— BEGIN Provided entries —

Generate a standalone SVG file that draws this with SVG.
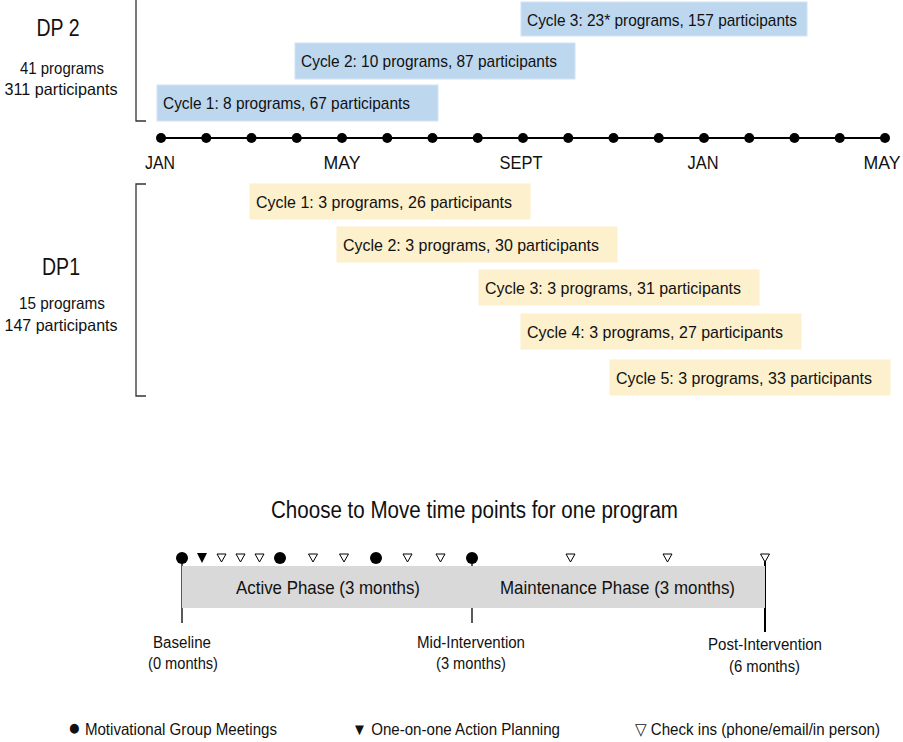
<svg xmlns="http://www.w3.org/2000/svg" width="903" height="742" viewBox="0 0 903 742">
<style>
text{font-family:"Liberation Sans","DejaVu Sans",Arial,sans-serif;fill:#111}
.cyc{font-size:17px}
.blue{fill:#bdd7ee;stroke:#d2e3f3;stroke-width:1}
.yel{fill:#fdf0cc;stroke:#fdf0cc;stroke-width:1}
.mon{font-size:19px;text-anchor:middle}
.big{font-size:24px;text-anchor:middle}
.sub{font-size:16.5px;text-anchor:middle}
.lbl{font-size:16px;text-anchor:middle}
.phase{font-size:19px;text-anchor:middle}
.leg{font-size:16.5px}
.sym{font-size:23px}
.br{fill:none;stroke:#333;stroke-width:1.3}
.dot{fill:#000}
.open{fill:#fff;stroke:#000;stroke-width:1}
</style>
<rect width="903" height="742" fill="#fff"/>

<g id="dp2-label">
<text class="big" x="58" y="36" textLength="43" lengthAdjust="spacingAndGlyphs">DP 2</text>
<text class="sub" x="62" y="74" textLength="84" lengthAdjust="spacingAndGlyphs">41 programs</text>
<text class="sub" x="61" y="95" textLength="113" lengthAdjust="spacingAndGlyphs">311 participants</text>
</g>
<g id="dp1-label">
<text class="big" x="61" y="275" textLength="38" lengthAdjust="spacingAndGlyphs">DP1</text>
<text class="sub" x="62" y="309" textLength="86" lengthAdjust="spacingAndGlyphs">15 programs</text>
<text class="sub" x="61" y="331" textLength="113" lengthAdjust="spacingAndGlyphs">147 participants</text>
</g>

<g id="connectors">
<path class="br" d="M136,0 V121 H146"/>
<path class="br" d="M146,184 H136 V396 H146"/>
<line x1="161" y1="138" x2="885" y2="138" stroke="#000" stroke-width="2"/>
<line x1="182" y1="558" x2="182" y2="623" stroke="#000" stroke-width="1.3"/>
<line x1="472" y1="558" x2="472" y2="623" stroke="#000" stroke-width="1.3"/>
<line x1="765" y1="556" x2="765" y2="632" stroke="#000" stroke-width="2"/>
</g>

<g id="dp2-cycle3"><rect class="blue" x="521" y="2" width="286" height="34"/><text class="cyc" x="527" y="26" textLength="270" lengthAdjust="spacingAndGlyphs">Cycle 3: 23* programs, 157 participants</text></g>
<g id="dp2-cycle2"><rect class="blue" x="295" y="43" width="280" height="36"/><text class="cyc" x="301" y="67" textLength="256" lengthAdjust="spacingAndGlyphs">Cycle 2: 10 programs, 87 participants</text></g>
<g id="dp2-cycle1"><rect class="blue" x="157" y="85" width="281" height="36"/><text class="cyc" x="163" y="109" textLength="247" lengthAdjust="spacingAndGlyphs">Cycle 1: 8 programs, 67 participants</text></g>

<g id="timeline">
<circle class="dot" cx="161" cy="138" r="5"/><circle class="dot" cx="206.25" cy="138" r="5"/><circle class="dot" cx="251.5" cy="138" r="5"/><circle class="dot" cx="296.75" cy="138" r="5"/><circle class="dot" cx="342" cy="138" r="5"/><circle class="dot" cx="387.25" cy="138" r="5"/><circle class="dot" cx="432.5" cy="138" r="5"/><circle class="dot" cx="477.75" cy="138" r="5"/><circle class="dot" cx="523" cy="138" r="5"/><circle class="dot" cx="568.25" cy="138" r="5"/><circle class="dot" cx="613.5" cy="138" r="5"/><circle class="dot" cx="658.75" cy="138" r="5"/><circle class="dot" cx="704" cy="138" r="5"/><circle class="dot" cx="749.25" cy="138" r="5"/><circle class="dot" cx="794.5" cy="138" r="5"/><circle class="dot" cx="839.75" cy="138" r="5"/><circle class="dot" cx="885" cy="138" r="5"/>
<text class="mon" x="160" y="169" textLength="30" lengthAdjust="spacingAndGlyphs">JAN</text>
<text class="mon" x="342" y="169" textLength="37" lengthAdjust="spacingAndGlyphs">MAY</text>
<text class="mon" x="521" y="169" textLength="43" lengthAdjust="spacingAndGlyphs">SEPT</text>
<text class="mon" x="703" y="169" textLength="31" lengthAdjust="spacingAndGlyphs">JAN</text>
<text class="mon" x="882" y="169" textLength="37" lengthAdjust="spacingAndGlyphs">MAY</text>
</g>

<g id="dp1-cycle1"><rect class="yel" x="250" y="184" width="280" height="35"/><text class="cyc" x="256" y="208" textLength="256" lengthAdjust="spacingAndGlyphs">Cycle 1: 3 programs, 26 participants</text></g>
<g id="dp1-cycle2"><rect class="yel" x="337" y="227" width="280" height="35"/><text class="cyc" x="343" y="251" textLength="256" lengthAdjust="spacingAndGlyphs">Cycle 2: 3 programs, 30 participants</text></g>
<g id="dp1-cycle3"><rect class="yel" x="479" y="270" width="280" height="35"/><text class="cyc" x="485" y="294" textLength="256" lengthAdjust="spacingAndGlyphs">Cycle 3: 3 programs, 31 participants</text></g>
<g id="dp1-cycle4"><rect class="yel" x="521" y="314" width="280" height="35"/><text class="cyc" x="527" y="338" textLength="256" lengthAdjust="spacingAndGlyphs">Cycle 4: 3 programs, 27 participants</text></g>
<g id="dp1-cycle5"><rect class="yel" x="610" y="360" width="280" height="35"/><text class="cyc" x="616" y="384" textLength="256" lengthAdjust="spacingAndGlyphs">Cycle 5: 3 programs, 33 participants</text></g>

<g id="program-title">
<text x="474.5" y="518" style="font-size:23px;text-anchor:middle" textLength="407" lengthAdjust="spacingAndGlyphs">Choose to Move time points for one program</text>
</g>

<g id="active-phase"><rect x="182" y="566" width="290" height="42" fill="#d9d9d9"/><text class="phase" x="328" y="594" textLength="184" lengthAdjust="spacingAndGlyphs">Active Phase (3 months)</text></g>
<g id="maintenance-phase"><rect x="472" y="566" width="293" height="42" fill="#d9d9d9"/><text class="phase" x="617.5" y="594" textLength="235" lengthAdjust="spacingAndGlyphs">Maintenance Phase (3 months)</text></g>

<g id="markers">
<circle class="dot" cx="182" cy="558" r="6"/>
<path class="dot" d="M197,553 H207 L202,563 Z"/>
<path class="open" d="M217,554 H226 L221.5,562 Z"/>
<path class="open" d="M236,554 H245 L240.5,562 Z"/>
<path class="open" d="M255,554 H264 L259.5,562 Z"/>
<circle class="dot" cx="280" cy="558" r="6"/>
<path class="open" d="M308.5,554 H317.5 L313,562 Z"/>
<path class="open" d="M339.5,554 H348.5 L344,562 Z"/>
<circle class="dot" cx="376" cy="558" r="6"/>
<path class="open" d="M403,554 H412 L407.5,562 Z"/>
<path class="open" d="M436,554 H445 L440.5,562 Z"/>
<circle class="dot" cx="472" cy="558" r="6"/>
<path class="open" d="M566,554 H575 L570.5,562 Z"/>
<path class="open" d="M663,554 H672 L667.5,562 Z"/>
<path class="open" d="M760.5,554 H769.5 L765,562 Z"/>
</g>

<g id="baseline"><text class="lbl" x="182" y="648" textLength="58" lengthAdjust="spacingAndGlyphs">Baseline</text><text class="lbl" x="183" y="669" textLength="70" lengthAdjust="spacingAndGlyphs">(0 months)</text></g>
<g id="mid-intervention"><text class="lbl" x="471" y="648" textLength="108" lengthAdjust="spacingAndGlyphs">Mid-Intervention</text><text class="lbl" x="471" y="669" textLength="70" lengthAdjust="spacingAndGlyphs">(3 months)</text></g>
<g id="post-intervention"><text class="lbl" x="765" y="650" textLength="114" lengthAdjust="spacingAndGlyphs">Post-Intervention</text><text class="lbl" x="764.5" y="672" textLength="71" lengthAdjust="spacingAndGlyphs">(6 months)</text></g>

<g id="legend">
<text class="leg" x="68" y="735" textLength="209" lengthAdjust="spacingAndGlyphs"><tspan class="sym">●</tspan> Motivational Group Meetings</text>
<text class="leg" x="352" y="735" textLength="208" lengthAdjust="spacingAndGlyphs">▼ One-on-one Action Planning</text>
<text class="leg" x="635" y="735" textLength="245" lengthAdjust="spacingAndGlyphs">▽ Check ins (phone/email/in person)</text>
</g>
</svg>
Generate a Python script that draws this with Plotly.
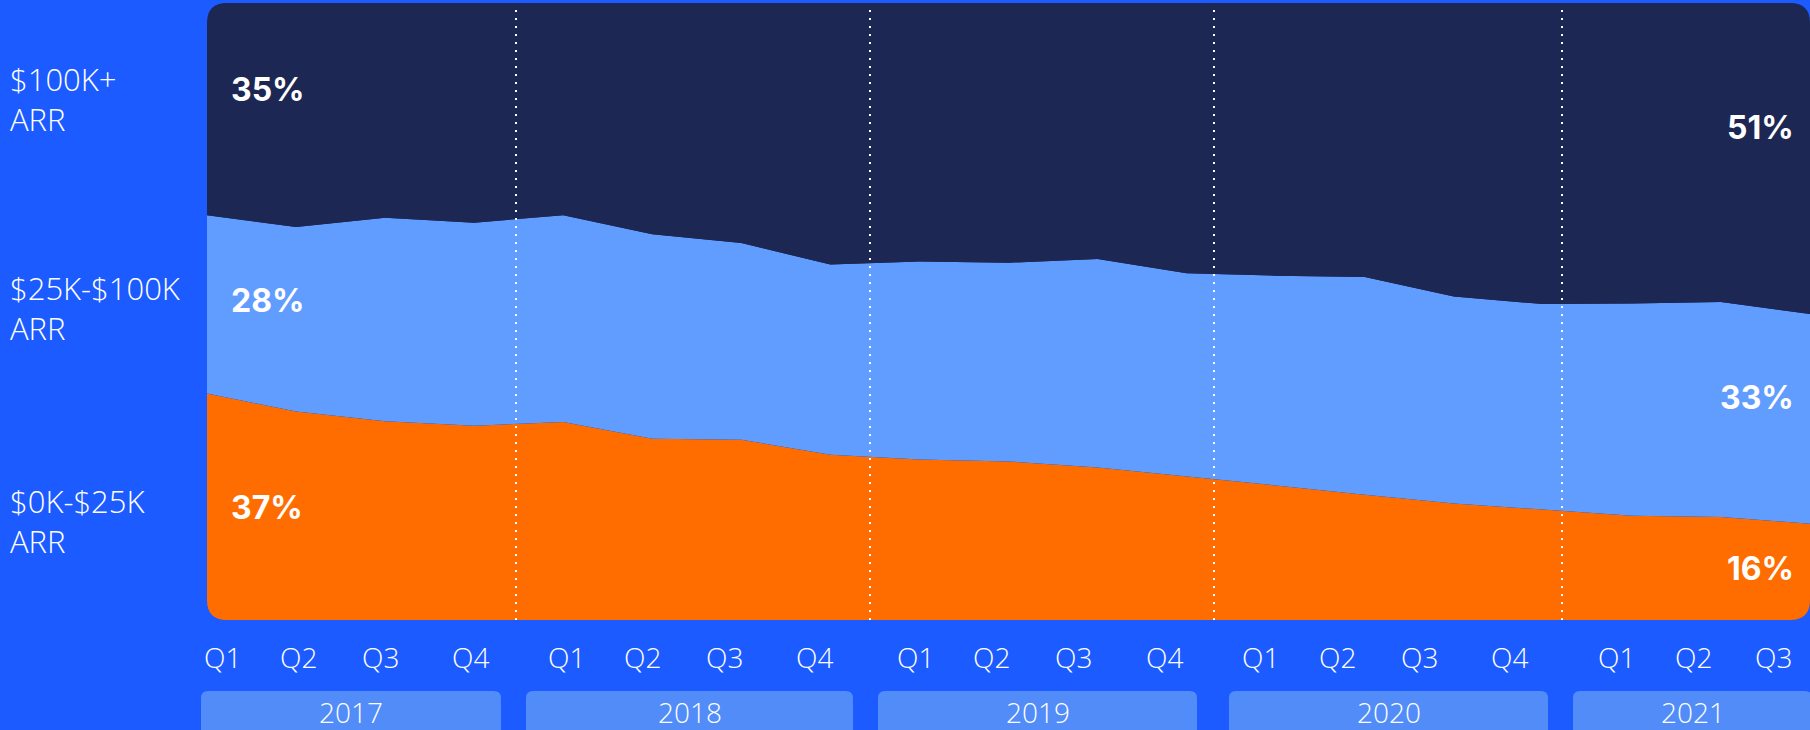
import plotly.graph_objects as go

# ---------------- data (percent of ARR, 2017 Q1 .. 2021 Q3) ----------------
periods = [
    "2017 Q1", "2017 Q2", "2017 Q3", "2017 Q4",
    "2018 Q1", "2018 Q2", "2018 Q3", "2018 Q4",
    "2019 Q1", "2019 Q2", "2019 Q3", "2019 Q4",
    "2020 Q1", "2020 Q2", "2020 Q3", "2020 Q4",
    "2021 Q1", "2021 Q2", "2021 Q3",
]
arr_0_25k = [36.7, 33.8, 32.2, 31.5, 32.1, 29.4, 29.2, 26.8, 26.0, 25.7,
             24.7, 23.3, 21.8, 20.3, 18.9, 17.9, 16.9, 16.7, 15.6]
arr_25_100k = [28.9, 29.9, 33.0, 32.9, 33.5, 33.2, 31.9, 30.8, 32.1, 32.2,
               33.8, 32.9, 34.0, 35.3, 33.6, 33.3, 34.4, 34.9, 34.0]
arr_100k_plus = [34.4, 36.3, 34.8, 35.6, 34.4, 37.5, 38.9, 42.4, 41.9, 42.1,
                 41.5, 43.8, 44.2, 44.4, 47.6, 48.8, 48.7, 48.5, 50.4]

series_names = ["$0K-$25K<br>ARR", "$25K-$100K<br>ARR", "$100K+<br>ARR"]
start_labels = ["37%", "28%", "35%"]
end_labels = ["16%", "33%", "51%"]
quarter_labels = ["Q1", "Q2", "Q3", "Q4"] * 4 + ["Q1", "Q2", "Q3"]
year_labels = ["2017", "2018", "2019", "2020", "2021"]

# ---------------- layout constants (pixels) ----------------
W, H = 1810, 730
PL, PR, PT, PB = 207, 1810, 3, 620

BG = "#1b5bff"
NAVY = "#1c2753"
LIGHT = "#619cff"
ORANGE = "#ff6d00"
BOX = "#518cf8"
WHITE = "#ffffff"
LIGHT_FONT = "Open Sans"
BOLD_FONT = "Inter"


def px(x):
    return (x - PL) / (PR - PL)


def py(y):
    return (PB - y) / (PB - PT)


def pt(x, y):
    return f"{px(x):.6f},{py(y):.6f}"


x_idx = list(range(len(periods)))

fig = go.Figure()
for vals, col, name in [(arr_0_25k, ORANGE, series_names[0]),
                        (arr_25_100k, LIGHT, series_names[1]),
                        (arr_100k_plus, NAVY, series_names[2])]:
    fig.add_trace(go.Scatter(
        x=x_idx, y=vals, customdata=periods, name=name,
        mode="lines", line=dict(width=0, color=col),
        stackgroup="one", groupnorm="percent",
        fillcolor=col, hoverinfo="skip", showlegend=False,
    ))

shapes = []

# rounded corners of the plot area (covered with background colour)
r = 20
corners = [
    (PL, PT, +1, +1), (PR, PT, -1, +1), (PL, PB, +1, -1), (PR, PB, -1, -1)
]
for cx, cy, sx, sy in corners:
    path = (f"M{pt(cx, cy)} L{pt(cx + sx * r, cy)} "
            f"Q{pt(cx, cy)} {pt(cx, cy + sy * r)} Z")
    shapes.append(dict(type="path", xref="paper", yref="paper", path=path,
                       fillcolor=BG, line=dict(width=0), layer="above"))

# year separators (dotted)
sep_x = [516, 870, 1214, 1562]
for sx_ in sep_x:
    shapes.append(dict(type="line", xref="paper", yref="paper",
                       x0=px(sx_), x1=px(sx_), y0=py(PB), y1=py(PT + 4),
                       line=dict(color=WHITE, width=2, dash="2px,6px"),
                       layer="above"))

# year boxes (rounded rectangles)
box_edges = [(201, 501), (526, 853), (878, 1197), (1229, 1548), (1573, 1812)]
btop, bbot, br = 691, 745, 7
for x0, x1 in box_edges:
    path = (f"M{pt(x0 + br, btop)} L{pt(x1 - br, btop)} "
            f"Q{pt(x1, btop)} {pt(x1, btop + br)} L{pt(x1, bbot)} "
            f"L{pt(x0, bbot)} L{pt(x0, btop + br)} "
            f"Q{pt(x0, btop)} {pt(x0 + br, btop)} Z")
    shapes.append(dict(type="path", xref="paper", yref="paper", path=path,
                       fillcolor=BOX, line=dict(width=0), layer="below"))

annotations = []

# left category labels
left_y = [521, 308, 99]
for name, yy in zip(series_names, left_y):
    annotations.append(dict(
        text=name, x=px(8), y=py(yy), xref="paper", yref="paper",
        xanchor="left", yanchor="middle", align="left", showarrow=False,
        font=dict(family=LIGHT_FONT, size=31, color=WHITE, weight=300)))

# start / end percentage labels
start_y = [507, 300, 89]
end_y = [568, 397, 128]
for lab, yy in zip(start_labels, start_y):
    annotations.append(dict(
        text=lab, x=px(229), y=py(yy), xref="paper", yref="paper",
        xanchor="left", yanchor="middle", showarrow=False,
        font=dict(family=BOLD_FONT, size=32, color=WHITE, weight=700)))
for lab, yy in zip(end_labels, end_y):
    annotations.append(dict(
        text=lab, x=px(1796), y=py(yy), xref="paper", yref="paper",
        xanchor="right", yanchor="middle", showarrow=False,
        font=dict(family=BOLD_FONT, size=32, color=WHITE, weight=700)))

# quarter labels
q_x = [222, 298, 380, 470, 566, 642, 724, 814, 915, 991, 1073, 1164,
       1260, 1337, 1419, 1509, 1616, 1693, 1773]
for lab, xx in zip(quarter_labels, q_x):
    annotations.append(dict(
        text=lab, x=px(xx), y=py(657), xref="paper", yref="paper",
        xanchor="center", yanchor="middle", showarrow=False,
        font=dict(family=LIGHT_FONT, size=28, color=WHITE, weight=300)))

# year labels
for lab, (x0, x1) in zip(year_labels, box_edges):
    annotations.append(dict(
        text=lab, x=px((x0 + x1) / 2), y=py(712), xref="paper", yref="paper",
        xanchor="center", yanchor="middle", showarrow=False,
        font=dict(family=LIGHT_FONT, size=28, color=WHITE, weight=300)))

fig.update_layout(
    width=W, height=H,
    margin=dict(l=PL, r=W - PR, t=PT, b=H - PB, pad=0),
    paper_bgcolor=BG, plot_bgcolor=NAVY,
    xaxis=dict(range=[0, len(periods) - 1], visible=False, fixedrange=True),
    yaxis=dict(range=[0, 100], visible=False, fixedrange=True),
    shapes=shapes, annotations=annotations,
    showlegend=False, hovermode=False,
)

fig.write_html("out.html", config={"displayModeBar": False},
               post_script="document.body.style.margin='0';document.body.style.overflow='hidden';")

— END Provided entries —

**Instruction:**
Reproduce exactly the section that begins with the line containing "Generate a Python" and ends with the line containing "import plotly.graph_objects as go". Both boundary lines belong in the copy, but pictures do not.

**Solution:**
Generate a Python script that draws this with Plotly.
import plotly.graph_objects as go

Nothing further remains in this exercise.